Just imagine…

In today’s post to his blog, Pastor Freed used this quote – “Where there is no imagination there is no horror.”  (Arthur Conan Doyle)

Halloween is a time when we let our imagination of scary things run amuck. Our imaginations can also take us to good places and provide the fuel for hope for a better future. Sometimes we call imagining without any particular direction in mind daydreaming. We let our imaginations run away with us.  John Lennon challenged our ability to imagine things in his song – Imagine.

There is an interesting, and one might say necessary, interplay between imagination and faith. Indeed faith cannot become strong in someone’s life without imagination. Religion is built upon things that we cannot physically see; rather we must believe and try to  imagine what God and Heaven and other major part of our religious beliefs must be like. That is both good and bad – good because our imagination allows us to wrap our heads around what would otherwise be enigmatic, but bad because it confines our understanding to the pitiful limitations of our own imaginations.

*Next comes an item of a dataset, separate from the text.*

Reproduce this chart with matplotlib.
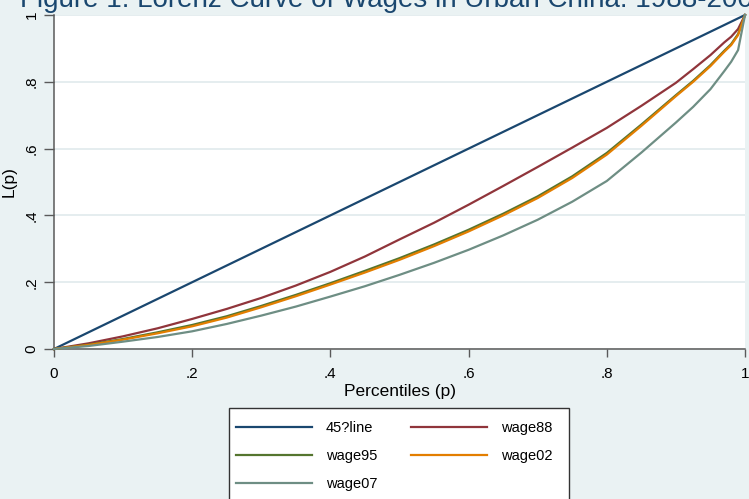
import matplotlib
matplotlib.use("Agg")
import matplotlib.pyplot as plt
from matplotlib.patches import Rectangle

plt.rcParams['font.family'] = ['Liberation Sans', 'DejaVu Sans']

# Data
p_line = [0.0, 1.0]
line45 = [0.0, 1.0]

p_pts = [0.0, 0.05, 0.1, 0.15, 0.2, 0.25, 0.3, 0.35, 0.4, 0.45, 0.5, 0.55, 0.6, 0.65,
         0.7, 0.75, 0.8, 0.85, 0.9, 0.925, 0.95, 0.97, 0.98, 0.99, 1.0]
wage88 = [0.0, 0.017, 0.038, 0.062, 0.090, 0.120, 0.153, 0.190, 0.231, 0.277, 0.328, 0.378, 0.432, 0.488,
          0.545, 0.603, 0.662, 0.728, 0.797, 0.838, 0.880, 0.918, 0.935, 0.958, 1.0]
wage95 = [0.0, 0.013, 0.030, 0.050, 0.072, 0.098, 0.129, 0.162, 0.197, 0.234, 0.272, 0.313, 0.357, 0.405,
          0.457, 0.517, 0.587, 0.672, 0.760, 0.803, 0.850, 0.893, 0.913, 0.943, 1.0]
wage02 = [0.0, 0.012, 0.028, 0.047, 0.068, 0.094, 0.125, 0.158, 0.193, 0.229, 0.267, 0.308, 0.352, 0.400,
          0.452, 0.512, 0.582, 0.668, 0.757, 0.800, 0.847, 0.890, 0.910, 0.940, 1.0]
wage07 = [0.0, 0.009, 0.022, 0.036, 0.053, 0.075, 0.100, 0.127, 0.157, 0.188, 0.222, 0.258, 0.297, 0.340,
          0.387, 0.441, 0.503, 0.588, 0.678, 0.725, 0.778, 0.832, 0.860, 0.895, 1.0]

labels = ["45?line", "wage88", "wage95", "wage02", "wage07"]
colors = ["#1a476f", "#90353b", "#55752f", "#e37e00", "#6e8e84"]

xticks = [0, 0.2, 0.4, 0.6, 0.8, 1.0]
xticklabels = ["0", ".2", ".4", ".6", ".8", "1"]
yticks = [0, 0.2, 0.4, 0.6, 0.8, 1.0]
yticklabels = ["0", ".2", ".4", ".6", ".8", "1"]

W, H = 749, 499
bg = "#eaf2f3"
fig = plt.figure(figsize=(W/100, H/100), dpi=100, facecolor=bg)
ax = fig.add_axes([54/W, 1 - 349/H, (745-54)/W, (349-15)/H])
ax.set_facecolor("white")

series = [(p_line, line45), (p_pts, wage88), (p_pts, wage95), (p_pts, wage02), (p_pts, wage07)]
handles = {}
for (xs, ys), lab, c in zip(series, labels, colors):
    h, = ax.plot(xs, ys, color=c, lw=1.6, label=lab, solid_joinstyle='round', clip_on=False, zorder=3)
    handles[lab] = h

ax.set_xlim(0, 1)
ax.set_ylim(0, 1)
ax.set_xticks(xticks)
ax.set_xticklabels(xticklabels)
ax.set_yticks(yticks)
ax.set_yticklabels(yticklabels, rotation=90, va='center')
ax.yaxis.grid(True, color="#e3ecee", lw=1.3, zorder=0)
ax.set_axisbelow(True)
for s in ['top', 'right']:
    ax.spines[s].set_visible(False)
for s in ['left', 'bottom']:
    ax.spines[s].set_color("#5a5a5a")
    ax.spines[s].set_linewidth(1.1)
ax.tick_params(axis='x', length=6, width=1, color="#5a5a5a", labelsize=11, pad=7)
ax.tick_params(axis='y', length=7, width=1, color="#5a5a5a", labelsize=11, pad=4)
ax.set_xlabel("Percentiles (p)", fontsize=12.5, labelpad=2)
ax.set_ylabel("L(p)", fontsize=12.5, labelpad=6)

fig.text(20/W, 1 - 7/H, "Figure 1: Lorenz Curve of Wages in Urban China: 1988-2007",
         fontsize=20, color="#1a476f", va='baseline', ha='left')

# legend frame (extends below the figure edge as in the reference)
frame = Rectangle((229/W, 1 - 510/H), (569-229)/W, (510-408)/H, transform=fig.transFigure,
                  facecolor="white", edgecolor="#333333", lw=1.0, zorder=1)
fig.add_artist(frame)

# column-major order so rows read: 45?line, wage88 / wage95, wage02 / wage07
order = ["45?line", "wage95", "wage07", "wage88", "wage02"]
leg = fig.legend(handles=[handles[k] for k in order], labels=order, ncol=2, loc='upper left',
                 bbox_to_anchor=(236/W, 1 - 421/H), fontsize=10.5,
                 frameon=False, handlelength=5.2, handletextpad=0.95, columnspacing=2.35,
                 labelspacing=0.95, borderpad=0, borderaxespad=0)
leg.set_zorder(2)

fig.savefig("out.png", dpi=100, facecolor=bg)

We are told that we will experience a peace in the afterlife that is beyond understanding and then we try to imagine what that must feel like. We are told that Jesus has gone to prepare a place for us in his Father’s hose, a place with many rooms and we imagine a giant Motel 6. We buy into the cartoon images of people with wings standing around talking to each other and the thought that we will again “see” everyone who has gone before us, as if we are at a vast family reunion.

Like most, I have tried to imagine what joining all of the souls that have gone before in the afterlife might be like. The best image that I can conjure up is the final scene for a character from a sci-fi TV series. The character I remember is Odo. Odo played by René Auberjonois, is a fictional character in the science fiction television series Star Trek: Deep Space Nine. He is a member of a shapeshifting species called Changelings and serves as the head of security for the space station Deep Space Nine on which the show is set. In his final scene at the end of the series, Odo rejoins the “great link” a vast ocean of shapeshifter souls, each a tiny drop in the is ocean and yet all joined together to make up the formless body of the “great link” ocean. He dives into the ocean and is gone, but still there. Imagine your soul joining all of the souls that have gone before in heaven (the “great link”) where you are nowhere and everywhere at once, all connected, yet each separate. Imagine that.

What do you imagine when you think about God and heaven? I know that you are imaging for something better than a Motel 6.